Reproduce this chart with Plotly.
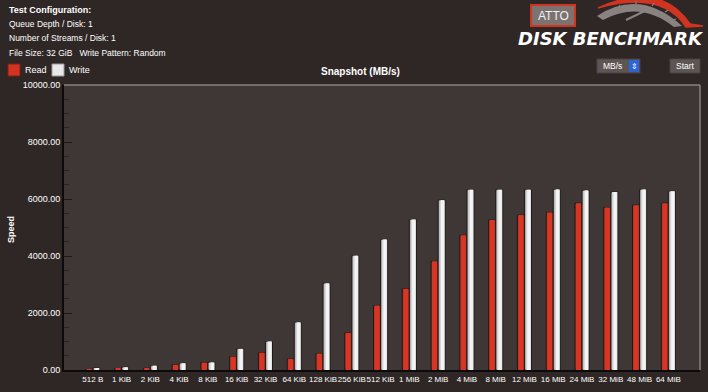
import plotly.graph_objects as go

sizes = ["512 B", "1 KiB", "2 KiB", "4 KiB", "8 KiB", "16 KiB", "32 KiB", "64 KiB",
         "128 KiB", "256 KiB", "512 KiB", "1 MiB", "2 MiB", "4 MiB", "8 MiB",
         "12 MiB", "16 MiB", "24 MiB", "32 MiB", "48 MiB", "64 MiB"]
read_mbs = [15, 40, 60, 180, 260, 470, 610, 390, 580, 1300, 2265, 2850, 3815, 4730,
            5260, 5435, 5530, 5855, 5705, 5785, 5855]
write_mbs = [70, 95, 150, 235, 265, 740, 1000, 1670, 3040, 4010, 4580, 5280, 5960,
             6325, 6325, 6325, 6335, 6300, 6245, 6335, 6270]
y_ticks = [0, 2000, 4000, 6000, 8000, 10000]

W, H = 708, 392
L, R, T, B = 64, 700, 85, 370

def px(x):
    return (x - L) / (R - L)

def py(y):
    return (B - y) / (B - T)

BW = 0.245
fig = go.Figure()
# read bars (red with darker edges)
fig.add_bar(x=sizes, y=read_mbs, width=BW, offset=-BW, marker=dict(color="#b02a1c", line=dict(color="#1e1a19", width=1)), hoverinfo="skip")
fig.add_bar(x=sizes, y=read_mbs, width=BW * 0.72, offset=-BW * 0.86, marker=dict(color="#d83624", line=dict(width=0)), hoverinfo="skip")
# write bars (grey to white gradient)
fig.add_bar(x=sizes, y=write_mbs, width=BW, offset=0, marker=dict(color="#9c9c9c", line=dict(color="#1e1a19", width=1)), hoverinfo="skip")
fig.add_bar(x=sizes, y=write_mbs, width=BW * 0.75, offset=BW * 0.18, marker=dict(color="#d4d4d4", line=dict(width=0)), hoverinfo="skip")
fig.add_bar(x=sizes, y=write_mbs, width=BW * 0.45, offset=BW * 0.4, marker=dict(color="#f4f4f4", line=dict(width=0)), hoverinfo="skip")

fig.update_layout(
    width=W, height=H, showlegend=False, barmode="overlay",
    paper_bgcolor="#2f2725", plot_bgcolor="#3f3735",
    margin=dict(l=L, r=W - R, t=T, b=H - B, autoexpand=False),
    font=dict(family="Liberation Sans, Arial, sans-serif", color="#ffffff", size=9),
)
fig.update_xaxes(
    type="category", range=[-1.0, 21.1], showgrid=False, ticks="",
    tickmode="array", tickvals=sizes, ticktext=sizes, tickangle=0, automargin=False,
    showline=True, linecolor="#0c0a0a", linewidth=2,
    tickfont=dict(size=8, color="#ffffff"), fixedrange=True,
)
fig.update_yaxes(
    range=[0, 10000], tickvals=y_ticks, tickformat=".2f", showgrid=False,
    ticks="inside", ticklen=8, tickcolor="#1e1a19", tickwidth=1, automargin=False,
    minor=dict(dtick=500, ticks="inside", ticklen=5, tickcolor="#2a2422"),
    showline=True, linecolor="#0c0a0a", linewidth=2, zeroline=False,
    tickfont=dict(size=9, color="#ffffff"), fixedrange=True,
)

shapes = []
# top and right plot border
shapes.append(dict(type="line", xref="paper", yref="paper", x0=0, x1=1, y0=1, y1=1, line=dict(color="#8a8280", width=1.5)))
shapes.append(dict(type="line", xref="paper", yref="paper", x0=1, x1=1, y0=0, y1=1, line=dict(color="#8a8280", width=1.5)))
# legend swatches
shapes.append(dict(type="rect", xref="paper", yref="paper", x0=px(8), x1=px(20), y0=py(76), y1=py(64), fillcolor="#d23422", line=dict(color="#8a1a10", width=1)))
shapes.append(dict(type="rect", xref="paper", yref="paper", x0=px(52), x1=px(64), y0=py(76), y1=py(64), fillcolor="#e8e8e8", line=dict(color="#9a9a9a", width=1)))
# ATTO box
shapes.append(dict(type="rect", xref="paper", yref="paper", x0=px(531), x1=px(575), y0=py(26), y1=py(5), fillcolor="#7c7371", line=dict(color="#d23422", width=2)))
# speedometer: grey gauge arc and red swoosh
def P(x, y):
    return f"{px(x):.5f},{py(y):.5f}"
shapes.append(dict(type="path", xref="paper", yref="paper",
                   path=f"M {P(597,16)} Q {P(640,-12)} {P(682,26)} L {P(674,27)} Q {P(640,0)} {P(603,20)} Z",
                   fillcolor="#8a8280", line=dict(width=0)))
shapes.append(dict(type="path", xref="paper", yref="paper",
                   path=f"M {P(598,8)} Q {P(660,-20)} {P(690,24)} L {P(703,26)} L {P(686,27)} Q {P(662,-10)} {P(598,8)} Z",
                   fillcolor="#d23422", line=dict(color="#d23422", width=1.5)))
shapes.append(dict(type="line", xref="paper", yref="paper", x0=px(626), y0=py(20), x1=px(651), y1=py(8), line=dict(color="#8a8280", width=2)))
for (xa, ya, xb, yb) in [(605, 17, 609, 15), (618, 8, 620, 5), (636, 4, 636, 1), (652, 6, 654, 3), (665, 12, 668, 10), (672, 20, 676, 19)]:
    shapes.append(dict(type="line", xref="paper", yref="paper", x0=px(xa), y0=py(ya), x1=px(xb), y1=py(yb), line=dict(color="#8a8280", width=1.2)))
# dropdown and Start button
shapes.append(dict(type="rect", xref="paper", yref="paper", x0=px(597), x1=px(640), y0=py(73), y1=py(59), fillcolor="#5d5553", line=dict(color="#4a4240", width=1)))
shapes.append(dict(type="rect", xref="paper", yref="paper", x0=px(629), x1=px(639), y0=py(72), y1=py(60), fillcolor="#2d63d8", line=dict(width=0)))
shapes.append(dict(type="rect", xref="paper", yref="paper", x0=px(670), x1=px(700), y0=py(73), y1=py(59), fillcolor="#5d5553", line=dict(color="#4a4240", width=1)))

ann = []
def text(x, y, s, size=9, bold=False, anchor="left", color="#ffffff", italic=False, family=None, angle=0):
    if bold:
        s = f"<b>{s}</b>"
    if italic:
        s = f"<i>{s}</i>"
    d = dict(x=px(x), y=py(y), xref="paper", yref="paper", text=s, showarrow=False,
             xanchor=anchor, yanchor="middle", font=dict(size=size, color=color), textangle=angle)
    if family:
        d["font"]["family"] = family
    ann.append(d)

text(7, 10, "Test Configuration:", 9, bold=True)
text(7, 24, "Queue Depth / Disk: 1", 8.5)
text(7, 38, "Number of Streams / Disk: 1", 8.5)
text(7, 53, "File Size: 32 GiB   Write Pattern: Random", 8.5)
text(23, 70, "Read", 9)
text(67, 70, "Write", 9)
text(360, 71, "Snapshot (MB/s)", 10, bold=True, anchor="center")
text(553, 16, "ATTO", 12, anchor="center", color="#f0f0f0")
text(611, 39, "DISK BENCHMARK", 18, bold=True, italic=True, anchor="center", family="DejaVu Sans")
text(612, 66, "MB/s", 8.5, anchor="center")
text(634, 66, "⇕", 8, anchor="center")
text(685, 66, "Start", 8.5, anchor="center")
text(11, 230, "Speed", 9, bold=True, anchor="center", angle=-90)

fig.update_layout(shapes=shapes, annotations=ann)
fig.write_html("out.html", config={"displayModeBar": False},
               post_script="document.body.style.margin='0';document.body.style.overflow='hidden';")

Stated exercise: Quote each line of the listing exactly, but leave the pictures out.

Solution to the problem:
Reproduce this chart with Plotly.
import plotly.graph_objects as go

sizes = ["512 B", "1 KiB", "2 KiB", "4 KiB", "8 KiB", "16 KiB", "32 KiB", "64 KiB",
         "128 KiB", "256 KiB", "512 KiB", "1 MiB", "2 MiB", "4 MiB", "8 MiB",
         "12 MiB", "16 MiB", "24 MiB", "32 MiB", "48 MiB", "64 MiB"]
read_mbs = [15, 40, 60, 180, 260, 470, 610, 390, 580, 1300, 2265, 2850, 3815, 4730,
            5260, 5435, 5530, 5855, 5705, 5785, 5855]
write_mbs = [70, 95, 150, 235, 265, 740, 1000, 1670, 3040, 4010, 4580, 5280, 5960,
             6325, 6325, 6325, 6335, 6300, 6245, 6335, 6270]
y_ticks = [0, 2000, 4000, 6000, 8000, 10000]

W, H = 708, 392
L, R, T, B = 64, 700, 85, 370

def px(x):
    return (x - L) / (R - L)

def py(y):
    return (B - y) / (B - T)

BW = 0.245
fig = go.Figure()
# read bars (red with darker edges)
fig.add_bar(x=sizes, y=read_mbs, width=BW, offset=-BW, marker=dict(color="#b02a1c", line=dict(color="#1e1a19", width=1)), hoverinfo="skip")
fig.add_bar(x=sizes, y=read_mbs, width=BW * 0.72, offset=-BW * 0.86, marker=dict(color="#d83624", line=dict(width=0)), hoverinfo="skip")
# write bars (grey to white gradient)
fig.add_bar(x=sizes, y=write_mbs, width=BW, offset=0, marker=dict(color="#9c9c9c", line=dict(color="#1e1a19", width=1)), hoverinfo="skip")
fig.add_bar(x=sizes, y=write_mbs, width=BW * 0.75, offset=BW * 0.18, marker=dict(color="#d4d4d4", line=dict(width=0)), hoverinfo="skip")
fig.add_bar(x=sizes, y=write_mbs, width=BW * 0.45, offset=BW * 0.4, marker=dict(color="#f4f4f4", line=dict(width=0)), hoverinfo="skip")

fig.update_layout(
    width=W, height=H, showlegend=False, barmode="overlay",
    paper_bgcolor="#2f2725", plot_bgcolor="#3f3735",
    margin=dict(l=L, r=W - R, t=T, b=H - B, autoexpand=False),
    font=dict(family="Liberation Sans, Arial, sans-serif", color="#ffffff", size=9),
)
fig.update_xaxes(
    type="category", range=[-1.0, 21.1], showgrid=False, ticks="",
    tickmode="array", tickvals=sizes, ticktext=sizes, tickangle=0, automargin=False,
    showline=True, linecolor="#0c0a0a", linewidth=2,
    tickfont=dict(size=8, color="#ffffff"), fixedrange=True,
)
fig.update_yaxes(
    range=[0, 10000], tickvals=y_ticks, tickformat=".2f", showgrid=False,
    ticks="inside", ticklen=8, tickcolor="#1e1a19", tickwidth=1, automargin=False,
    minor=dict(dtick=500, ticks="inside", ticklen=5, tickcolor="#2a2422"),
    showline=True, linecolor="#0c0a0a", linewidth=2, zeroline=False,
    tickfont=dict(size=9, color="#ffffff"), fixedrange=True,
)

shapes = []
# top and right plot border
shapes.append(dict(type="line", xref="paper", yref="paper", x0=0, x1=1, y0=1, y1=1, line=dict(color="#8a8280", width=1.5)))
shapes.append(dict(type="line", xref="paper", yref="paper", x0=1, x1=1, y0=0, y1=1, line=dict(color="#8a8280", width=1.5)))
# legend swatches
shapes.append(dict(type="rect", xref="paper", yref="paper", x0=px(8), x1=px(20), y0=py(76), y1=py(64), fillcolor="#d23422", line=dict(color="#8a1a10", width=1)))
shapes.append(dict(type="rect", xref="paper", yref="paper", x0=px(52), x1=px(64), y0=py(76), y1=py(64), fillcolor="#e8e8e8", line=dict(color="#9a9a9a", width=1)))
# ATTO box
shapes.append(dict(type="rect", xref="paper", yref="paper", x0=px(531), x1=px(575), y0=py(26), y1=py(5), fillcolor="#7c7371", line=dict(color="#d23422", width=2)))
# speedometer: grey gauge arc and red swoosh
def P(x, y):
    return f"{px(x):.5f},{py(y):.5f}"
shapes.append(dict(type="path", xref="paper", yref="paper",
                   path=f"M {P(597,16)} Q {P(640,-12)} {P(682,26)} L {P(674,27)} Q {P(640,0)} {P(603,20)} Z",
                   fillcolor="#8a8280", line=dict(width=0)))
shapes.append(dict(type="path", xref="paper", yref="paper",
                   path=f"M {P(598,8)} Q {P(660,-20)} {P(690,24)} L {P(703,26)} L {P(686,27)} Q {P(662,-10)} {P(598,8)} Z",
                   fillcolor="#d23422", line=dict(color="#d23422", width=1.5)))
shapes.append(dict(type="line", xref="paper", yref="paper", x0=px(626), y0=py(20), x1=px(651), y1=py(8), line=dict(color="#8a8280", width=2)))
for (xa, ya, xb, yb) in [(605, 17, 609, 15), (618, 8, 620, 5), (636, 4, 636, 1), (652, 6, 654, 3), (665, 12, 668, 10), (672, 20, 676, 19)]:
    shapes.append(dict(type="line", xref="paper", yref="paper", x0=px(xa), y0=py(ya), x1=px(xb), y1=py(yb), line=dict(color="#8a8280", width=1.2)))
# dropdown and Start button
shapes.append(dict(type="rect", xref="paper", yref="paper", x0=px(597), x1=px(640), y0=py(73), y1=py(59), fillcolor="#5d5553", line=dict(color="#4a4240", width=1)))
shapes.append(dict(type="rect", xref="paper", yref="paper", x0=px(629), x1=px(639), y0=py(72), y1=py(60), fillcolor="#2d63d8", line=dict(width=0)))
shapes.append(dict(type="rect", xref="paper", yref="paper", x0=px(670), x1=px(700), y0=py(73), y1=py(59), fillcolor="#5d5553", line=dict(color="#4a4240", width=1)))

ann = []
def text(x, y, s, size=9, bold=False, anchor="left", color="#ffffff", italic=False, family=None, angle=0):
    if bold:
        s = f"<b>{s}</b>"
    if italic:
        s = f"<i>{s}</i>"
    d = dict(x=px(x), y=py(y), xref="paper", yref="paper", text=s, showarrow=False,
             xanchor=anchor, yanchor="middle", font=dict(size=size, color=color), textangle=angle)
    if family:
        d["font"]["family"] = family
    ann.append(d)

text(7, 10, "Test Configuration:", 9, bold=True)
text(7, 24, "Queue Depth / Disk: 1", 8.5)
text(7, 38, "Number of Streams / Disk: 1", 8.5)
text(7, 53, "File Size: 32 GiB   Write Pattern: Random", 8.5)
text(23, 70, "Read", 9)
text(67, 70, "Write", 9)
text(360, 71, "Snapshot (MB/s)", 10, bold=True, anchor="center")
text(553, 16, "ATTO", 12, anchor="center", color="#f0f0f0")
text(611, 39, "DISK BENCHMARK", 18, bold=True, italic=True, anchor="center", family="DejaVu Sans")
text(612, 66, "MB/s", 8.5, anchor="center")
text(634, 66, "⇕", 8, anchor="center")
text(685, 66, "Start", 8.5, anchor="center")
text(11, 230, "Speed", 9, bold=True, anchor="center", angle=-90)

fig.update_layout(shapes=shapes, annotations=ann)
fig.write_html("out.html", config={"displayModeBar": False},
               post_script="document.body.style.margin='0';document.body.style.overflow='hidden';")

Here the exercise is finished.